5th International Conference on Spoken Language Processing
The purpose of this research is to investigate methods for applying speech recognition techniques to improve the productivity of off-line captioning for television. We posit that existing corpora for training continuous speech recognisers are unrepresentative of the acoustic conditions of television soundtracks. To evaluate the use of application specific models to this task we have developed a soundtrack corpus (representing a single genre of television programming) for acoustic analysis and a text corpus (from the same genre) for language modelling. These corpora are built from components of the manual captioning process. Captions were used to automatically segment and label the acoustic soundtrack data at sentence level, with manual post-processing to classify and verify the data. The text corpus was derived using automatic processing from approximately 1 million words of caption text.

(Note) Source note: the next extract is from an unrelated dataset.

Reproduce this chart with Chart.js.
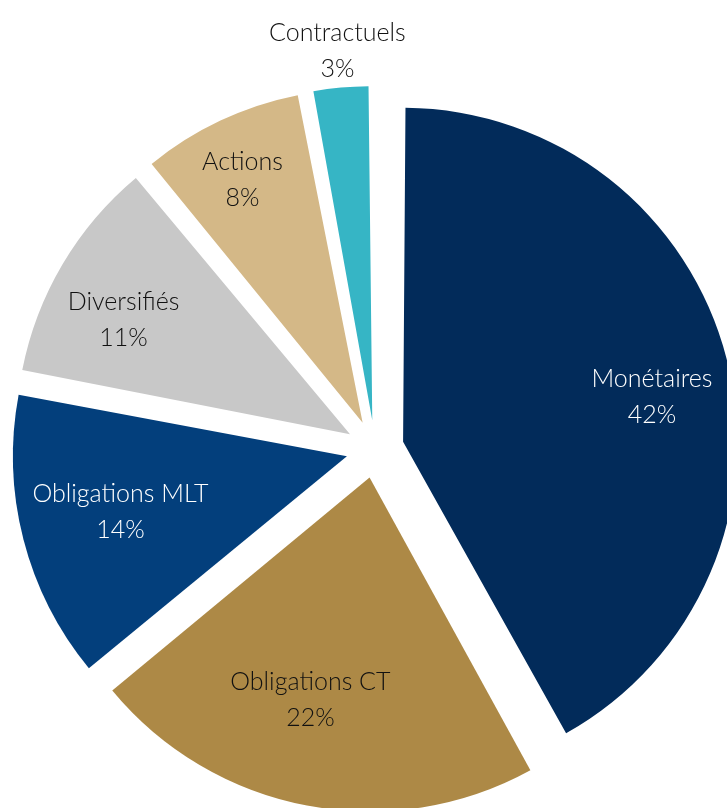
<!DOCTYPE html>
<html>
<head>
<meta charset="utf-8">
<script src="https://cdn.jsdelivr.net/npm/chart.js@4/dist/chart.umd.min.js"></script>
<style>
  html,body{margin:0;padding:0;background:#fff;}
  #wrap{position:relative;width:727px;height:808px;overflow:hidden;}
  #pie{position:absolute;left:0;top:0;}
</style>
</head>
<body>
<div id="wrap"><canvas id="pie" width="750" height="898"></canvas></div>
<script>
const labels = ['Monétaires','Obligations CT','Obligations MLT','Diversifiés','Actions','Contractuels'];
const values = [42, 22, 14, 11, 8, 3];
const colors = ['#022b5a','#ad8946','#033f7c','#c8c8c8','#d4b887','#36b5c5'];
const textColors = ['#fff','#111','#fff','#111','#111','#111'];
// label distance as a share of the radius, and small nudges in px
const labelFrac = [0.757, 0.69, 0.70, 0.76, 0.81, 1.11];
const labelNudge = [[4,18],[-16,-4],[0,-2],[-8,15],[-5,2],[0,0]];

const GAP = 29;    // how far each slice is pulled out
const RADIUS = 334;

// chart.js grows an offset arc's radius by offset/4*(1-sin(circ)); undo that so all slices keep one radius
const evenRadius = {
  id:'evenRadius',
  beforeDatasetsDraw(chart){
    chart.getDatasetMeta(0).data.forEach(a=>{
      const circ = a.endAngle - a.startAngle;
      const fix = 1 - Math.sin(Math.min(Math.PI, circ));
      a.outerRadius = RADIUS - GAP*fix;
    });
  }
};

const labelPlugin = {
  id:'sliceLabels',
  afterDatasetsDraw(chart){
    const {ctx} = chart;
    const arcs = chart.getDatasetMeta(0).data;
    ctx.save();
    ctx.font = "300 25px Lato, 'Open Sans', sans-serif";
    ctx.textAlign = 'center';
    ctx.textBaseline = 'middle';
    arcs.forEach((a,i)=>{
      const mid = (a.startAngle + a.endAngle)/2;
      const vx = a.x + Math.cos(mid)*GAP;
      const vy = a.y + Math.sin(mid)*GAP;
      const r = RADIUS*labelFrac[i];
      const x = vx + Math.cos(mid)*r + labelNudge[i][0];
      const y = vy + Math.sin(mid)*r + labelNudge[i][1];
      ctx.fillStyle = textColors[i];
      ctx.fillText(labels[i], x, y-18);
      ctx.fillText(values[i]+'%', x, y+18);
    });
    ctx.restore();
  }
};

new Chart(document.getElementById('pie'), {
  type:'pie',
  data:{labels, datasets:[{
    data:values,
    backgroundColor:colors,
    borderWidth:0,
    offset:GAP*4
  }]},
  options:{
    responsive:false,
    animation:false,
    devicePixelRatio:1,
    radius:RADIUS,
    layout:{padding:0},
    plugins:{legend:{display:false},tooltip:{enabled:false}}
  },
  plugins:[evenRadius, labelPlugin]
});
</script>
</body>
</html>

The results confirm the acoustic profile of the task to be characteristically different to that of most other speech recognition tasks (with the soundtrack corpus being almost devoid of clean speech). The text corpus indicates that application specific language modelling will be effective for the chosen genre, although a lexicon providing complete lexical coverage is unattainable. There is a high correspondence between captions and soundtrack speech for the chosen genre, confirming that closed-captions can be a useful data source for generating labelled acoustic data. The corpora provide a high quality resource to support further research into automated speech recognition.
Bibliographic reference. Ahmer, Ingrid / King, Robin W. (1998): "Automated captioning of television programs: development and analysis of a soundtrack corpus", In ICSLP-1998, paper 0419.